CHAPITRE II
AIR
MANIÈRE D’ÊTRE

La présente et dernière étude porte sur le mot air pris dans le sens « manière d’être » au XVIIe siècle. Cette étude fait pendant à celle que j’ai menée sur le mot air signifiant « apparence » au XXe siècle. Mais surtout, elle fait suite à la structuration de la polysémie du mot air« élément » au XVIIe siècle, avec laquelle elle s’articule. L’hypothèse que je souhaite défendre ici est, en effet, qu’il est possible de mettre en évidence, dans la moitié de siècle sur laquelle j’ai choisi de travailler, et dans le cadre d’une observation synchronique, un glissement sémantique du mot air – élément dans le domaine social et humain. L’étude du mot air, pris dans la signification « manière d’être », se fera donc dans une double perspective. Il s’agira de montrer la cohérence interne de la polysémie d’air – manière d’être (qui n’est déjà pas des moindres !), tout en mettant en évidence, dans cette polysémie, les points de passage qui permettent de rattacher cette signification à celle d’« élément ».

Je continuerai à travailler sur la correspondance de Mme de Sévigné, selon les méthodes de micro-analyse employées jusqu’à présent. J’ai déjà eu l’occasion de souligner les difficultés de l’entreprise. Le mot air – manière d’être, comme le mot air – apparence au XXe siècle, est un mot abstrait, dont les contours sémantiques sont difficiles à saisir et à arrêter. Dans cette seconde moitié du XVIIe siècle, il connaît une exten­sion polysémique exceptionnelle, avec une multiplicité d’acceptions qu’on a peine à structurer, sinon à démêler et à différencier les unes des autres. L’intuition de sens, déjà hésitante devant un corpus contemporain, devient quasi inutilisable avec des occurrences distantes de trois siècles, et qui appartiennent à un domaine si fortement tributaire de l’esprit (sinon de l’air !) du temps. Quant à la signification moderne du mot air, elle est plus souvent (comme j’ai pu l’expérimenter) un trompe-l’œil qu’une voie d’accès aux sens du XVIIe siècle, dans la mesure où elle impose un schème sémantique fondé sur le trait « apparence », qui, contrairement à ce qu’on pourrait croire, ne correspond pas à la conception classique. C’est dire que, plus que jamais, je me dois de traquer les contextes, afin d’en dégager toutes les données qui peuvent être exploitées. La correspondance de Mme de Sévigné offre, quant à la polysémie d’air – manière d’être, les avantages que j’ai eu l’occasion d’évoquer dans la présentation. De plus, dans l’aventure difficile où je m’engage – relier « air-manière d’être » à « air-élément » – elle offre un corpus dont l’unité garantit une certaine cohérence, et qui me donne peut-être plus de chance de saisir les mécanismes que met en jeu cette macro-polysémie. Les dictionnaires d’époque joueront un rôle d’appoint, d’autant plus qu’il n’y a pas lieu de s’assurer ici d’une quelconque transmission de connaissances « scientifiques ». Et Littré sera, dans le même but que précédemment, consulté aussi souvent qu’il le faudra.

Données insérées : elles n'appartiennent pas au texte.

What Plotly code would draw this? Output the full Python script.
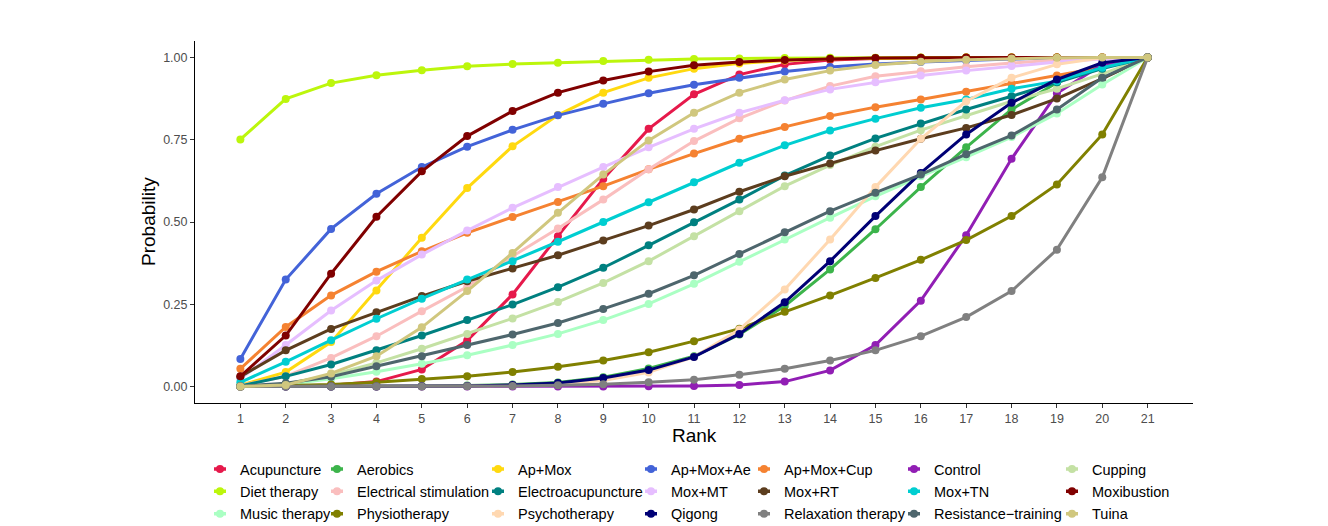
import plotly.graph_objects as go

ranks = list(range(1, 22))

treatments = ["Acupuncture", "Aerobics", "Ap+Mox", "Ap+Mox+Ae", "Ap+Mox+Cup", "Control", "Cupping",
              "Diet therapy", "Electrical stimulation", "Electroacupuncture", "Mox+MT", "Mox+RT", "Mox+TN", "Moxibustion",
              "Music therapy", "Physiotherapy", "Psychotherapy", "Qigong", "Relaxation therapy", "Resistance\u2212training", "Tuina"]

colors = ["#E6194B", "#3CB44B", "#FFD90F", "#4363D8", "#F58231", "#911EB4", "#C4E1A4",
          "#BCF60C", "#FABEBE", "#008080", "#E6BEFF", "#5C3D1E", "#00CED1", "#800000",
          "#AAFFC3", "#808000", "#FFD8B1", "#000075", "#808080", "#4E666D", "#D0C77E"]

acupuncture = [0.000, 0.001, 0.004, 0.015, 0.052, 0.140, 0.280, 0.457, 0.631, 0.783, 0.888, 0.948, 0.979, 0.992, 0.997, 0.999, 1, 1, 1, 1, 1]
aerobics = [0, 0, 0, 0.001, 0.002, 0.003, 0.006, 0.012, 0.028, 0.055, 0.092, 0.158, 0.245, 0.356, 0.478, 0.606, 0.727, 0.842, 0.923, 0.979, 1]
ap_mox = [0.004, 0.044, 0.135, 0.292, 0.452, 0.603, 0.730, 0.825, 0.893, 0.938, 0.966, 0.982, 0.991, 0.996, 0.998, 0.999, 1, 1, 1, 1, 1]
ap_mox_ae = [0.084, 0.325, 0.479, 0.586, 0.667, 0.729, 0.780, 0.824, 0.859, 0.891, 0.917, 0.938, 0.957, 0.971, 0.980, 0.986, 0.991, 0.995, 0.998, 0.999, 1]
ap_mox_cup = [0.054, 0.181, 0.277, 0.349, 0.411, 0.467, 0.515, 0.561, 0.609, 0.660, 0.708, 0.753, 0.789, 0.822, 0.849, 0.872, 0.896, 0.920, 0.945, 0.970, 1]
control = [0, 0, 0, 0, 0, 0, 0, 0, 0, 0.001, 0.002, 0.005, 0.015, 0.049, 0.126, 0.261, 0.460, 0.692, 0.891, 0.979, 1]
cupping = [0.0, 0.008, 0.035, 0.072, 0.115, 0.160, 0.207, 0.257, 0.315, 0.381, 0.457, 0.533, 0.609, 0.673, 0.729, 0.779, 0.824, 0.867, 0.905, 0.950, 1]
diet_therapy = [0.751, 0.874, 0.922, 0.946, 0.961, 0.973, 0.980, 0.984, 0.989, 0.993, 0.995, 0.997, 0.998, 0.999, 0.999, 1, 1, 1, 1, 1, 1]
electrical_stimulation = [0.003, 0.031, 0.087, 0.153, 0.229, 0.303, 0.396, 0.480, 0.568, 0.660, 0.746, 0.815, 0.869, 0.913, 0.943, 0.958, 0.972, 0.983, 0.992, 0.997, 1]
electroacupuncture = [0.002, 0.031, 0.067, 0.110, 0.155, 0.202, 0.249, 0.302, 0.361, 0.429, 0.499, 0.568, 0.641, 0.702, 0.754, 0.799, 0.842, 0.882, 0.925, 0.966, 1]
mox_mt = [0.024, 0.126, 0.231, 0.322, 0.401, 0.474, 0.543, 0.606, 0.667, 0.727, 0.783, 0.832, 0.870, 0.903, 0.925, 0.945, 0.960, 0.974, 0.986, 0.995, 1]
mox_rt = [0.030, 0.110, 0.175, 0.226, 0.275, 0.320, 0.359, 0.399, 0.444, 0.489, 0.538, 0.592, 0.639, 0.678, 0.717, 0.753, 0.786, 0.825, 0.875, 0.936, 1]
mox_tn = [0.013, 0.075, 0.141, 0.206, 0.267, 0.325, 0.381, 0.440, 0.500, 0.560, 0.621, 0.680, 0.733, 0.778, 0.814, 0.847, 0.872, 0.905, 0.928, 0.969, 1]
moxibustion = [0.031, 0.155, 0.343, 0.516, 0.654, 0.761, 0.837, 0.893, 0.930, 0.957, 0.976, 0.986, 0.992, 0.996, 0.998, 0.999, 1, 1, 1, 1, 1]
music_therapy = [0.0, 0.006, 0.024, 0.045, 0.069, 0.095, 0.126, 0.160, 0.202, 0.251, 0.312, 0.379, 0.447, 0.513, 0.578, 0.639, 0.697, 0.758, 0.830, 0.918, 1]
physiotherapy = [0.0, 0.002, 0.006, 0.013, 0.023, 0.031, 0.044, 0.060, 0.079, 0.104, 0.138, 0.176, 0.227, 0.277, 0.330, 0.385, 0.445, 0.518, 0.614, 0.766, 1]
psychotherapy = [0, 0, 0, 0, 0.001, 0.002, 0.004, 0.008, 0.018, 0.043, 0.090, 0.173, 0.295, 0.447, 0.606, 0.753, 0.867, 0.938, 0.979, 0.999, 1]
qigong = [0, 0, 0, 0, 0.001, 0.002, 0.005, 0.011, 0.026, 0.050, 0.090, 0.160, 0.256, 0.381, 0.518, 0.649, 0.766, 0.862, 0.933, 0.984, 1]
relaxation_therapy = [0, 0, 0, 0, 0, 0.001, 0.002, 0.004, 0.007, 0.013, 0.021, 0.036, 0.054, 0.079, 0.110, 0.153, 0.211, 0.290, 0.416, 0.636, 1]
resistance_training = [0.001, 0.010, 0.030, 0.062, 0.092, 0.126, 0.158, 0.193, 0.236, 0.282, 0.338, 0.403, 0.469, 0.533, 0.589, 0.644, 0.706, 0.763, 0.842, 0.938, 1]
tuina = [0.0, 0.005, 0.040, 0.092, 0.180, 0.290, 0.406, 0.528, 0.644, 0.748, 0.832, 0.893, 0.933, 0.960, 0.977, 0.987, 0.993, 0.997, 0.999, 1, 1]

series = [acupuncture, aerobics, ap_mox, ap_mox_ae, ap_mox_cup, control, cupping,
          diet_therapy, electrical_stimulation, electroacupuncture, mox_mt, mox_rt, mox_tn, moxibustion,
          music_therapy, physiotherapy, psychotherapy, qigong, relaxation_therapy, resistance_training, tuina]

y_ticks = [0, 0.25, 0.5, 0.75, 1.0]
y_ticklabels = ["0.00", "0.25", "0.50", "0.75", "1.00"]

FONT = "Liberation Sans, Arial, sans-serif"
OFF = 8  # default page body margin
W, H = 1328 - OFF, 526 - OFF

fig = go.Figure()
# data curves
for name, vals, col in zip(treatments, series, colors):
    fig.add_trace(go.Scatter(
        x=ranks, y=vals, name=name, mode="lines+markers",
        line=dict(color=col, width=3),
        marker=dict(color=col, size=8),
        showlegend=False, legendgroup=name,
    ))
# legend keys (short line + dot), one legend per column, filled row by row
for i, (name, col) in enumerate(zip(treatments, colors)):
    lg = "legend" if i % 7 == 0 else "legend%d" % (i % 7 + 1)
    fig.add_trace(go.Scatter(
        x=[None], y=[None], name=name, mode="lines+markers",
        line=dict(color=col, width=3.5, dash="0px,9px,12px,100px"),
        marker=dict(color=col, size=8),
        legend=lg, legendgroup=name, hoverinfo="skip",
    ))

# page x where each legend column's text begins
col_text_px = [240, 357, 518, 671, 784, 934, 1092]
legend_top_page = 453
layout_legends = {}
for j, tx in enumerate(col_text_px):
    key = "legend" if j == 0 else "legend%d" % (j + 1)
    layout_legends[key] = dict(
        xref="container", yref="container",
        x=(tx - OFF - 40) / W, y=1 - (legend_top_page - OFF) / H,
        xanchor="left", yanchor="top",
        orientation="v",
        font=dict(family=FONT, size=14.5, color="#000000"),
        bgcolor="rgba(0,0,0,0)", borderwidth=0,
        itemwidth=30, tracegroupgap=0.5,
    )

plot_l, plot_r, plot_t, plot_b = 195 - OFF, 1193 - OFF, 41 - OFF, 403 - OFF
pw, ph = plot_r - plot_l, plot_b - plot_t

fig.update_layout(
    width=W, height=H,
    paper_bgcolor="white", plot_bgcolor="white",
    margin=dict(l=plot_l, r=W - plot_r, t=plot_t, b=H - plot_b, autoexpand=False),
    showlegend=True,
    font=dict(family=FONT),
    xaxis=dict(
        range=[0, 22], tickvals=ranks, ticktext=[str(r) for r in ranks],
        showline=True, linecolor="black", linewidth=1,
        ticks="outside", ticklen=4, tickcolor="#333333", tickwidth=1,
        showgrid=False, zeroline=False, automargin=False,
        tickfont=dict(family=FONT, size=12.5, color="#4D4D4D"),
    ),
    yaxis=dict(
        range=[-0.05, 1.05], tickvals=y_ticks, ticktext=y_ticklabels,
        showline=True, linecolor="black", linewidth=1,
        ticks="outside", ticklen=4, tickcolor="#333333", tickwidth=1,
        showgrid=False, zeroline=False, automargin=False,
        tickfont=dict(family=FONT, size=12.5, color="#4D4D4D"),
    ),
    annotations=[
        dict(text="Probability", xref="paper", yref="paper",
             x=(148 - OFF - plot_l) / pw, y=0.5, xanchor="center", yanchor="middle",
             textangle=-90, showarrow=False, font=dict(family=FONT, size=19, color="black")),
        dict(text="Rank", xref="paper", yref="paper",
             x=0.5, y=(plot_b - (435 - OFF)) / ph, xanchor="center", yanchor="middle",
             showarrow=False, font=dict(family=FONT, size=19, color="black")),
    ],
    **layout_legends,
)

fig.write_html("out.html")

L’étude d’air – manière d’être risque d’être la plus difficile à mener, parce qu’elle va à la rencontre d’obstacles cumulés, que je viens de rappeler. Le point sensible sera sans doute ce passage, qu’il faut bien appeler métaphorique, d’air – élément à air – manière d’être. Les critères d’évaluation de cette figure, son degré de figement, toucheront sans doute aux limites de ce que peut apporter une étude contextuelle et linguistique. Quant à l’élargissement que je me propose de faire sur la seconde moitié de ce siècle 580 , il restera nécessairement elliptique, se contentant d’ouvrir quelques pistes plutôt que d’offrir un ensemble de chemins bien balisés et soigneusement ratissés...

La précédente étude du mot air dans les dictionnaires modernes a montré que les significations classiques et vieillies relevaient davantage du comportement que de l’apparence, tendant à faire dominer le trait « dynamique » et l’agentivité de la personne support. La définition – très sommaire – de Furetière confirme ce point de vue :

Air, signifie encore, Manière d’agir, de parler, de vivre, soit en bonne, ou en mauvaise part.’

Je partirai de la périphrase générique « manière d’être », hyperonymique de « comportement », et plus à même, comme nous le verrons, de couvrir les multiples significations du mot air. J’établirai en premier une distinction de domaines, selon que la manière d’être est jugée d’un point de vue social, ou qu’elle est vue dans sa fonction expressive – cette distinction devant être établie par l’étude de contexte qui va suivre.

Notes
580.

. Que je présenterai et développerai dans la partie intitulée Autres auteurs du XVII e siècle, p. 975 et suiv.